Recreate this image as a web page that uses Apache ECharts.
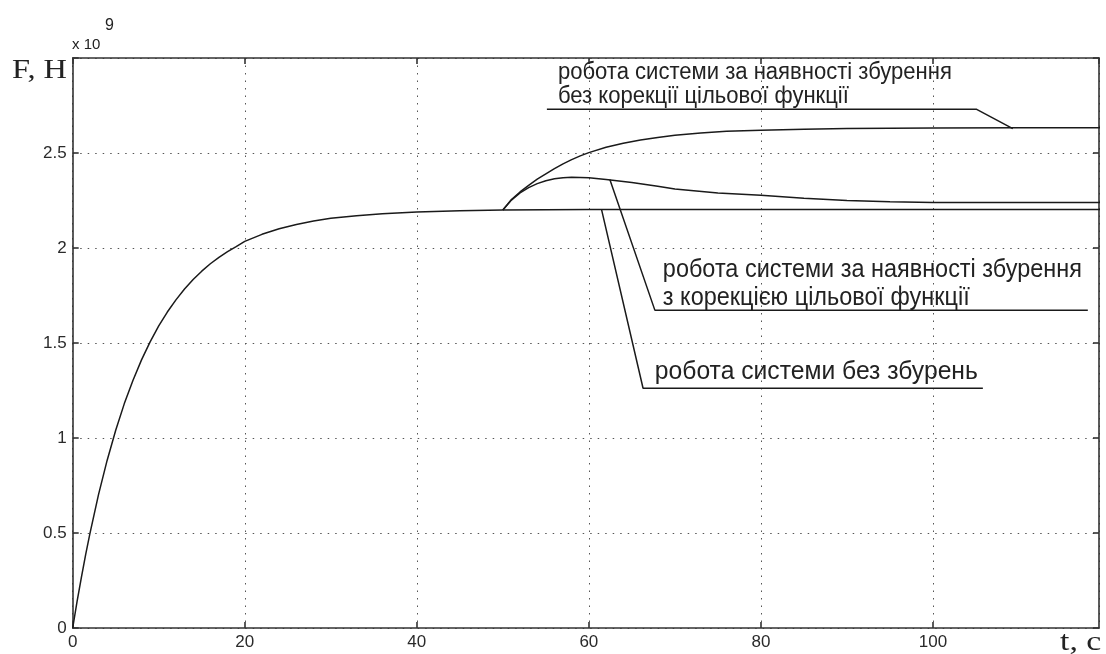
<!DOCTYPE html>
<html><head><meta charset="utf-8">
<script src="https://cdn.jsdelivr.net/npm/echarts@6/dist/echarts.min.js"></script>
<style>html,body{margin:0;padding:0;background:#fff}#c{width:1106px;height:654px}</style>
</head><body><div id="c"></div>
<script>
// ---- data (F in units of 1e9 N) ----
const tBase = [0,0.5,1,1.5,2,3,4,5,6,7,8,9,10,11,12,13,14,15,16,17,18,19,20,22,24,26,28,30,33,36,40,45,50,60,80,100,120];
const fBase = [0,0.137,0.264,0.385,0.497,0.702,0.882,1.041,1.181,1.303,1.411,1.506,1.590,1.663,1.727,1.784,1.834,1.878,1.917,1.951,1.981,2.007,2.035,2.072,2.101,2.124,2.142,2.156,2.170,2.180,2.189,2.196,2.2,2.202,2.203,2.203,2.203];
const tUncorr = [50,51,52,53,54,55,56,57,58,59,60,62,64,66,68,70,73,76,80,85,90,100,110,120];
const fUncorr = [2.2,2.255,2.295,2.33,2.362,2.39,2.418,2.443,2.465,2.485,2.502,2.53,2.551,2.568,2.582,2.593,2.605,2.614,2.62,2.625,2.629,2.632,2.633,2.633];
const tCorr = [50,51,52,53,54,55,56,57,58,60,62,65,68,70,75,80,85,90,95,100,110,120];
const fCorr = [2.2,2.252,2.29,2.318,2.339,2.354,2.364,2.37,2.372,2.37,2.36,2.345,2.325,2.31,2.29,2.277,2.262,2.25,2.243,2.24,2.24,2.24];
const xTickValues = [0,20,40,60,80,100];
const yTickValues = [0,0.5,1,1.5,2,2.5];
const labelUncorr = ['робота системи за наявності збурення','без корекції цільової функції'];
const labelCorr = ['робота системи за наявності збурення','з корекцією цільової функції'];
const labelBase = ['робота системи без збурень'];
const yTitle = 'F, H';
const xTitle = 't, c';

// ---- layout / styles ----
const X_MAX = 119.3, Y_MAX = 3;
const pairs = (ts, fs) => ts.map((t, i) => [t, fs[i]]);
const curveStyle = {color: '#1a1a1a', width: 1.5};
const annotations = [
  {lines: labelUncorr, leader: [[109.28,2.628],[105.08,2.73],[55.12,2.73]], anchor: [56.4, 2.925], gap: 24, size: 23, width: 394},
  {lines: labelCorr, leader: [[62.44,2.36],[67.67,1.673],[118.0,1.673]], anchor: [68.6, 1.884], gap: 28, size: 26, width: 419},
  {lines: labelBase, leader: [[61.47,2.203],[66.3,1.262],[105.8,1.262]], anchor: [67.67, 1.348], gap: 28, size: 26, width: 323}
];
const gridLine = {show: true, lineStyle: {color: '#555', width: 1, type: [1.5, 6]}};
const axisLineStyle = {show: true, onZero: false, lineStyle: {color: '#333', width: 1.6}};
const tickStyle = {show: true, inside: true, length: 6, lineStyle: {color: '#333', width: 1.6}};
const labelFont = {color: '#2a2a2a', fontSize: 17, fontFamily: 'Liberation Sans, Arial, sans-serif'};

const chart = echarts.init(document.getElementById('c'), null, {renderer: 'canvas'});
const xFmt = v => xTickValues.includes(v) ? String(v) : '';
const yFmt = v => yTickValues.includes(v) ? String(v) : '';

const series = [
  {type: 'line', data: pairs(tBase, fBase), showSymbol: false, lineStyle: curveStyle, z: 5, silent: true},
  {type: 'line', data: pairs(tUncorr, fUncorr), showSymbol: false, lineStyle: curveStyle, z: 5, silent: true},
  {type: 'line', data: pairs(tCorr, fCorr), showSymbol: false, lineStyle: curveStyle, z: 5, silent: true}
];
annotations.forEach(a => series.push({type: 'line', data: a.leader, showSymbol: false, silent: true, z: 6,
  lineStyle: {color: '#1a1a1a', width: 1.5}}));

chart.setOption({
  animation: false,
  backgroundColor: '#fff',
  grid: {left: 72.7, right: 7, top: 58, bottom: 26, containLabel: false},
  xAxis: [
    {type: 'value', min: 0, max: X_MAX, interval: 20, axisLine: axisLineStyle, axisTick: tickStyle,
     splitLine: gridLine, axisLabel: Object.assign({formatter: xFmt, margin: 6, showMaxLabel: false}, labelFont)},
    {type: 'value', position: 'top', min: 0, max: X_MAX, interval: 20, axisLine: axisLineStyle, axisTick: tickStyle,
     splitLine: {show: false}, axisLabel: {show: false}}
  ],
  yAxis: [
    {type: 'value', min: 0, max: Y_MAX, interval: 0.5, axisLine: axisLineStyle, axisTick: tickStyle,
     splitLine: gridLine, axisLabel: Object.assign({formatter: yFmt, margin: 6}, labelFont)},
    {type: 'value', position: 'right', min: 0, max: Y_MAX, interval: 0.5, axisLine: axisLineStyle, axisTick: tickStyle,
     splitLine: {show: false}, axisLabel: {show: false}}
  ],
  series: series
});

// text annotations, placed through the chart's scales
const ctx = document.createElement('canvas').getContext('2d');
const fam = 'Liberation Sans, Arial, sans-serif';
const serif = 'Liberation Serif, Times New Roman, serif';
const graphics = [
  {type: 'text', x: 12, y: 71, scaleX: 1.2, style: {text: yTitle, fontSize: 27, fontFamily: serif, fill: '#222', textVerticalAlign: 'middle'}},
  {type: 'text', x: 72, y: 45, style: {text: 'x 10', fontSize: 15, fontFamily: fam, fill: '#222', textVerticalAlign: 'middle'}},
  {type: 'text', x: 105, y: 26, style: {text: '9', fontSize: 16, fontFamily: fam, fill: '#222', textVerticalAlign: 'middle'}},
  {type: 'text', x: 1060, y: 643, scaleX: 1.25, style: {text: xTitle, fontSize: 27, fontFamily: serif, fill: '#222', textVerticalAlign: 'middle'}}
];
annotations.forEach(a => {
  const p = chart.convertToPixel({gridIndex: 0}, a.anchor);
  ctx.font = a.size + 'px ' + fam;
  const sx = a.width / ctx.measureText(a.lines[0]).width;
  a.lines.forEach((line, i) => {
    graphics.push({type: 'text', x: p[0], y: p[1] + i * a.gap, scaleX: sx, scaleY: 1,
      style: {text: line, fontSize: a.size, fontFamily: fam, fill: '#222', textVerticalAlign: 'middle'}, z: 10});
  });
});
chart.setOption({graphic: graphics});
</script>
</body></html>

----

What this task involves:
Reproduce the material above exactly, first line through the line that contains "const xTitle = 't, c';", minus the pictures.

Task solution:
Recreate this image as a web page that uses Apache ECharts.
<!DOCTYPE html>
<html><head><meta charset="utf-8">
<script src="https://cdn.jsdelivr.net/npm/echarts@6/dist/echarts.min.js"></script>
<style>html,body{margin:0;padding:0;background:#fff}#c{width:1106px;height:654px}</style>
</head><body><div id="c"></div>
<script>
// ---- data (F in units of 1e9 N) ----
const tBase = [0,0.5,1,1.5,2,3,4,5,6,7,8,9,10,11,12,13,14,15,16,17,18,19,20,22,24,26,28,30,33,36,40,45,50,60,80,100,120];
const fBase = [0,0.137,0.264,0.385,0.497,0.702,0.882,1.041,1.181,1.303,1.411,1.506,1.590,1.663,1.727,1.784,1.834,1.878,1.917,1.951,1.981,2.007,2.035,2.072,2.101,2.124,2.142,2.156,2.170,2.180,2.189,2.196,2.2,2.202,2.203,2.203,2.203];
const tUncorr = [50,51,52,53,54,55,56,57,58,59,60,62,64,66,68,70,73,76,80,85,90,100,110,120];
const fUncorr = [2.2,2.255,2.295,2.33,2.362,2.39,2.418,2.443,2.465,2.485,2.502,2.53,2.551,2.568,2.582,2.593,2.605,2.614,2.62,2.625,2.629,2.632,2.633,2.633];
const tCorr = [50,51,52,53,54,55,56,57,58,60,62,65,68,70,75,80,85,90,95,100,110,120];
const fCorr = [2.2,2.252,2.29,2.318,2.339,2.354,2.364,2.37,2.372,2.37,2.36,2.345,2.325,2.31,2.29,2.277,2.262,2.25,2.243,2.24,2.24,2.24];
const xTickValues = [0,20,40,60,80,100];
const yTickValues = [0,0.5,1,1.5,2,2.5];
const labelUncorr = ['робота системи за наявності збурення','без корекції цільової функції'];
const labelCorr = ['робота системи за наявності збурення','з корекцією цільової функції'];
const labelBase = ['робота системи без збурень'];
const yTitle = 'F, H';
const xTitle = 't, c';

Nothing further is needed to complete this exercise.